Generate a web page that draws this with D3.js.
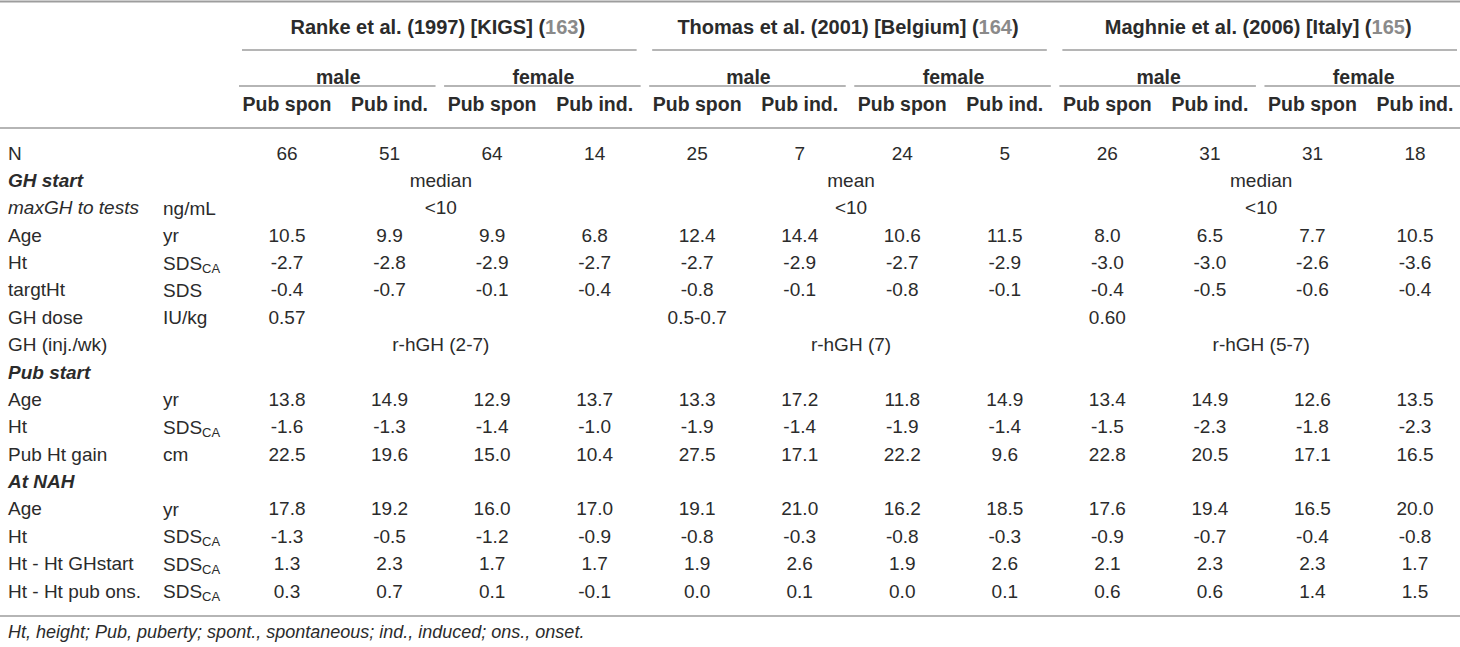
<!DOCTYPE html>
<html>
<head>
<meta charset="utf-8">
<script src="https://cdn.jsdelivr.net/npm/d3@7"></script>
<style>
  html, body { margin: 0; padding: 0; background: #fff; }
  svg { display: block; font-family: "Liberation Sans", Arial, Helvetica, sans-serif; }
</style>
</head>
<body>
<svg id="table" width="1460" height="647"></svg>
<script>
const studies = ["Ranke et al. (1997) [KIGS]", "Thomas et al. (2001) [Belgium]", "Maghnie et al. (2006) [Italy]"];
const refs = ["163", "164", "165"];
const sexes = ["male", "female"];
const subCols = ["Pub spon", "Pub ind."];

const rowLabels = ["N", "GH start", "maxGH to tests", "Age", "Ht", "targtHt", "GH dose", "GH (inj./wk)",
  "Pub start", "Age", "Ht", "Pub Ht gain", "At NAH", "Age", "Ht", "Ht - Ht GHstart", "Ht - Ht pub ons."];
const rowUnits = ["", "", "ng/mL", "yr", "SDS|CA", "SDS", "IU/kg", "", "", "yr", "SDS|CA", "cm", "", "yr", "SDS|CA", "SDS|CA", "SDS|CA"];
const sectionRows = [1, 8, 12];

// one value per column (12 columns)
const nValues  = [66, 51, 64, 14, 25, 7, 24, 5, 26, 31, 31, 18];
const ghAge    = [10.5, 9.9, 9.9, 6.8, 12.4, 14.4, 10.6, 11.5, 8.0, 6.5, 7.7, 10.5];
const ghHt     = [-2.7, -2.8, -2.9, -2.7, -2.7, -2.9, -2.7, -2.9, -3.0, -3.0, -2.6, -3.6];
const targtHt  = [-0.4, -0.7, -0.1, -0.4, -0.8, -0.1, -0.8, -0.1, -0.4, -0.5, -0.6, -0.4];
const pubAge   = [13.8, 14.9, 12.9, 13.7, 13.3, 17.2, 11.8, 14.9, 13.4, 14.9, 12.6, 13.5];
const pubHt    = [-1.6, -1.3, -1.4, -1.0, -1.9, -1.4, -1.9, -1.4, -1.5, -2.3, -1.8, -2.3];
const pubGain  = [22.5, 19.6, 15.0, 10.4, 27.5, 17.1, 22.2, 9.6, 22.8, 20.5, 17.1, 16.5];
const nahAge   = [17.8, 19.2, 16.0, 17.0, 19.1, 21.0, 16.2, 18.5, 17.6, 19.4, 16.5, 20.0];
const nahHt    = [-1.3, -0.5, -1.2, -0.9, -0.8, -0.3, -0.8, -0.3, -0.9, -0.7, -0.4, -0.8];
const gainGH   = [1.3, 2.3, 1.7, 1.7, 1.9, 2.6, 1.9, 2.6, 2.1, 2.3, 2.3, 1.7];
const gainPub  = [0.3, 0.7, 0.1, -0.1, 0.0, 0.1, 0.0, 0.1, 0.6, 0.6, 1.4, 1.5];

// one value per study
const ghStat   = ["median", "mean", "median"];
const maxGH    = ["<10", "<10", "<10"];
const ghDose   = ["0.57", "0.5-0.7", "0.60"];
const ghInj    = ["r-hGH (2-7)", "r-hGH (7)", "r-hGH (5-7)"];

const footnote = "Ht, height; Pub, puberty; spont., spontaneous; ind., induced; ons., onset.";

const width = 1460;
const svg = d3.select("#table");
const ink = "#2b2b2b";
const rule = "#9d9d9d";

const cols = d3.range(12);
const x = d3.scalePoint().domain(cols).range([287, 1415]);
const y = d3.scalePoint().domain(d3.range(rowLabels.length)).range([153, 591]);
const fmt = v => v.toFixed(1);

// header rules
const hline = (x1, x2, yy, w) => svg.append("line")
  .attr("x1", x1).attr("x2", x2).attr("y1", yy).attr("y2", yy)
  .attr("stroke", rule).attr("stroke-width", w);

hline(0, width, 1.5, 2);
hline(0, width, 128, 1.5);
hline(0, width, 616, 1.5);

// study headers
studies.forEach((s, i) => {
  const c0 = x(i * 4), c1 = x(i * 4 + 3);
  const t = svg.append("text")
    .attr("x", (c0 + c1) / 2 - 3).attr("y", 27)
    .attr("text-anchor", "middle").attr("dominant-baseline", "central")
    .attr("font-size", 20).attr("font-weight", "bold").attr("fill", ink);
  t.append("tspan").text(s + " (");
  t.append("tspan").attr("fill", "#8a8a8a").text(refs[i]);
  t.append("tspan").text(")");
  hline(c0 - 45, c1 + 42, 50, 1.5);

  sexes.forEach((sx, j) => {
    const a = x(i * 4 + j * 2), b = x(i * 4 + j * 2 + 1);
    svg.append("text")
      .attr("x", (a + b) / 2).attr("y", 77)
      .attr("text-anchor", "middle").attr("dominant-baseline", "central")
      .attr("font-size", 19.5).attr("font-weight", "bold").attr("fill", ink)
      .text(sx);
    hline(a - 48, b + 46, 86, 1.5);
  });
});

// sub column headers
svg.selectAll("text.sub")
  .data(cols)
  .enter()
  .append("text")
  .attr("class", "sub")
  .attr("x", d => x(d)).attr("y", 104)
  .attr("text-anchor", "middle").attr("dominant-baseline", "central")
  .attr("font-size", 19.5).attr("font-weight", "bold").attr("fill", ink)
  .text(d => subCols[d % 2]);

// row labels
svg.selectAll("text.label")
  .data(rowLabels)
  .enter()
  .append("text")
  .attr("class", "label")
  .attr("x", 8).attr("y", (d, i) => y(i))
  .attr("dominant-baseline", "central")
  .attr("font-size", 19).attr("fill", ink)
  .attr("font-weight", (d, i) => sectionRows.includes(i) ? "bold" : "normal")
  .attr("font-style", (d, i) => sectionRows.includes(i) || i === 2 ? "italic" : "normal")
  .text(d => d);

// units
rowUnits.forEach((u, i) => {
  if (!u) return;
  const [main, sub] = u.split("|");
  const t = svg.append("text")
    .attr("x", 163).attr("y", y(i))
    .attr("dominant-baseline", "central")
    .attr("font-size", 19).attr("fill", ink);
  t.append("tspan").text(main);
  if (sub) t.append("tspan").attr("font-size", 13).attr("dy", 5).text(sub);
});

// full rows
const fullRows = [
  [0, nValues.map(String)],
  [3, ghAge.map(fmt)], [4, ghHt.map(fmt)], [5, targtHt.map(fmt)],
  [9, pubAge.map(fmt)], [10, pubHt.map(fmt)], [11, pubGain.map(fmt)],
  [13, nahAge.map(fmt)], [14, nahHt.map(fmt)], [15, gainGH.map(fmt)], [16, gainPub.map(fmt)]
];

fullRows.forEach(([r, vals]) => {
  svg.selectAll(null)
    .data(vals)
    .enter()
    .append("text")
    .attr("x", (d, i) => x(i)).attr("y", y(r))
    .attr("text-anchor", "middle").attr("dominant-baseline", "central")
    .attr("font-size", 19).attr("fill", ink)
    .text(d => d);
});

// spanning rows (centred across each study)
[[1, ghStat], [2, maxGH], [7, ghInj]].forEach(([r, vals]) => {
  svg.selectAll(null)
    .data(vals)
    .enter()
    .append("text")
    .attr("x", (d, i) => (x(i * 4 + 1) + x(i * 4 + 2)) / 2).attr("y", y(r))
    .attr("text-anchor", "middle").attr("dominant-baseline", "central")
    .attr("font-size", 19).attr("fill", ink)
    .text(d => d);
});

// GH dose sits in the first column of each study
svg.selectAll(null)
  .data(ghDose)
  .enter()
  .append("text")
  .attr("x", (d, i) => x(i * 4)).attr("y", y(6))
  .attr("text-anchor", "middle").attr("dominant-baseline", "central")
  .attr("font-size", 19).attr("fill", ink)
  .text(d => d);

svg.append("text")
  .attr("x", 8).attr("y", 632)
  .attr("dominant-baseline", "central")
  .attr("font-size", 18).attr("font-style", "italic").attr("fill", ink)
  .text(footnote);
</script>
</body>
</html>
· · ·
What to do: Quote the full listing above word for word; exclude every picture from the copy.

Solution:
Generate a web page that draws this with D3.js.
<!DOCTYPE html>
<html>
<head>
<meta charset="utf-8">
<script src="https://cdn.jsdelivr.net/npm/d3@7"></script>
<style>
  html, body { margin: 0; padding: 0; background: #fff; }
  svg { display: block; font-family: "Liberation Sans", Arial, Helvetica, sans-serif; }
</style>
</head>
<body>
<svg id="table" width="1460" height="647"></svg>
<script>
const studies = ["Ranke et al. (1997) [KIGS]", "Thomas et al. (2001) [Belgium]", "Maghnie et al. (2006) [Italy]"];
const refs = ["163", "164", "165"];
const sexes = ["male", "female"];
const subCols = ["Pub spon", "Pub ind."];

const rowLabels = ["N", "GH start", "maxGH to tests", "Age", "Ht", "targtHt", "GH dose", "GH (inj./wk)",
  "Pub start", "Age", "Ht", "Pub Ht gain", "At NAH", "Age", "Ht", "Ht - Ht GHstart", "Ht - Ht pub ons."];
const rowUnits = ["", "", "ng/mL", "yr", "SDS|CA", "SDS", "IU/kg", "", "", "yr", "SDS|CA", "cm", "", "yr", "SDS|CA", "SDS|CA", "SDS|CA"];
const sectionRows = [1, 8, 12];

// one value per column (12 columns)
const nValues  = [66, 51, 64, 14, 25, 7, 24, 5, 26, 31, 31, 18];
const ghAge    = [10.5, 9.9, 9.9, 6.8, 12.4, 14.4, 10.6, 11.5, 8.0, 6.5, 7.7, 10.5];
const ghHt     = [-2.7, -2.8, -2.9, -2.7, -2.7, -2.9, -2.7, -2.9, -3.0, -3.0, -2.6, -3.6];
const targtHt  = [-0.4, -0.7, -0.1, -0.4, -0.8, -0.1, -0.8, -0.1, -0.4, -0.5, -0.6, -0.4];
const pubAge   = [13.8, 14.9, 12.9, 13.7, 13.3, 17.2, 11.8, 14.9, 13.4, 14.9, 12.6, 13.5];
const pubHt    = [-1.6, -1.3, -1.4, -1.0, -1.9, -1.4, -1.9, -1.4, -1.5, -2.3, -1.8, -2.3];
const pubGain  = [22.5, 19.6, 15.0, 10.4, 27.5, 17.1, 22.2, 9.6, 22.8, 20.5, 17.1, 16.5];
const nahAge   = [17.8, 19.2, 16.0, 17.0, 19.1, 21.0, 16.2, 18.5, 17.6, 19.4, 16.5, 20.0];
const nahHt    = [-1.3, -0.5, -1.2, -0.9, -0.8, -0.3, -0.8, -0.3, -0.9, -0.7, -0.4, -0.8];
const gainGH   = [1.3, 2.3, 1.7, 1.7, 1.9, 2.6, 1.9, 2.6, 2.1, 2.3, 2.3, 1.7];
const gainPub  = [0.3, 0.7, 0.1, -0.1, 0.0, 0.1, 0.0, 0.1, 0.6, 0.6, 1.4, 1.5];

// one value per study
const ghStat   = ["median", "mean", "median"];
const maxGH    = ["<10", "<10", "<10"];
const ghDose   = ["0.57", "0.5-0.7", "0.60"];
const ghInj    = ["r-hGH (2-7)", "r-hGH (7)", "r-hGH (5-7)"];

const footnote = "Ht, height; Pub, puberty; spont., spontaneous; ind., induced; ons., onset.";

const width = 1460;
const svg = d3.select("#table");
const ink = "#2b2b2b";
const rule = "#9d9d9d";

const cols = d3.range(12);
const x = d3.scalePoint().domain(cols).range([287, 1415]);
const y = d3.scalePoint().domain(d3.range(rowLabels.length)).range([153, 591]);
const fmt = v => v.toFixed(1);

// header rules
const hline = (x1, x2, yy, w) => svg.append("line")
  .attr("x1", x1).attr("x2", x2).attr("y1", yy).attr("y2", yy)
  .attr("stroke", rule).attr("stroke-width", w);

hline(0, width, 1.5, 2);
hline(0, width, 128, 1.5);
hline(0, width, 616, 1.5);

// study headers
studies.forEach((s, i) => {
  const c0 = x(i * 4), c1 = x(i * 4 + 3);
  const t = svg.append("text")
    .attr("x", (c0 + c1) / 2 - 3).attr("y", 27)
    .attr("text-anchor", "middle").attr("dominant-baseline", "central")
    .attr("font-size", 20).attr("font-weight", "bold").attr("fill", ink);
  t.append("tspan").text(s + " (");
  t.append("tspan").attr("fill", "#8a8a8a").text(refs[i]);
  t.append("tspan").text(")");
  hline(c0 - 45, c1 + 42, 50, 1.5);

  sexes.forEach((sx, j) => {
    const a = x(i * 4 + j * 2), b = x(i * 4 + j * 2 + 1);
    svg.append("text")
      .attr("x", (a + b) / 2).attr("y", 77)
      .attr("text-anchor", "middle").attr("dominant-baseline", "central")
      .attr("font-size", 19.5).attr("font-weight", "bold").attr("fill", ink)
      .text(sx);
    hline(a - 48, b + 46, 86, 1.5);
  });
});

// sub column headers
svg.selectAll("text.sub")
  .data(cols)
  .enter()
  .append("text")
  .attr("class", "sub")
  .attr("x", d => x(d)).attr("y", 104)
  .attr("text-anchor", "middle").attr("dominant-baseline", "central")
  .attr("font-size", 19.5).attr("font-weight", "bold").attr("fill", ink)
  .text(d => subCols[d % 2]);

// row labels
svg.selectAll("text.label")
  .data(rowLabels)
  .enter()
  .append("text")
  .attr("class", "label")
  .attr("x", 8).attr("y", (d, i) => y(i))
  .attr("dominant-baseline", "central")
  .attr("font-size", 19).attr("fill", ink)
  .attr("font-weight", (d, i) => sectionRows.includes(i) ? "bold" : "normal")
  .attr("font-style", (d, i) => sectionRows.includes(i) || i === 2 ? "italic" : "normal")
  .text(d => d);

// units
rowUnits.forEach((u, i) => {
  if (!u) return;
  const [main, sub] = u.split("|");
  const t = svg.append("text")
    .attr("x", 163).attr("y", y(i))
    .attr("dominant-baseline", "central")
    .attr("font-size", 19).attr("fill", ink);
  t.append("tspan").text(main);
  if (sub) t.append("tspan").attr("font-size", 13).attr("dy", 5).text(sub);
});

// full rows
const fullRows = [
  [0, nValues.map(String)],
  [3, ghAge.map(fmt)], [4, ghHt.map(fmt)], [5, targtHt.map(fmt)],
  [9, pubAge.map(fmt)], [10, pubHt.map(fmt)], [11, pubGain.map(fmt)],
  [13, nahAge.map(fmt)], [14, nahHt.map(fmt)], [15, gainGH.map(fmt)], [16, gainPub.map(fmt)]
];

fullRows.forEach(([r, vals]) => {
  svg.selectAll(null)
    .data(vals)
    .enter()
    .append("text")
    .attr("x", (d, i) => x(i)).attr("y", y(r))
    .attr("text-anchor", "middle").attr("dominant-baseline", "central")
    .attr("font-size", 19).attr("fill", ink)
    .text(d => d);
});

// spanning rows (centred across each study)
[[1, ghStat], [2, maxGH], [7, ghInj]].forEach(([r, vals]) => {
  svg.selectAll(null)
    .data(vals)
    .enter()
    .append("text")
    .attr("x", (d, i) => (x(i * 4 + 1) + x(i * 4 + 2)) / 2).attr("y", y(r))
    .attr("text-anchor", "middle").attr("dominant-baseline", "central")
    .attr("font-size", 19).attr("fill", ink)
    .text(d => d);
});

// GH dose sits in the first column of each study
svg.selectAll(null)
  .data(ghDose)
  .enter()
  .append("text")
  .attr("x", (d, i) => x(i * 4)).attr("y", y(6))
  .attr("text-anchor", "middle").attr("dominant-baseline", "central")
  .attr("font-size", 19).attr("fill", ink)
  .text(d => d);

svg.append("text")
  .attr("x", 8).attr("y", 632)
  .attr("dominant-baseline", "central")
  .attr("font-size", 18).attr("font-style", "italic").attr("fill", ink)
  .text(footnote);
</script>
</body>
</html>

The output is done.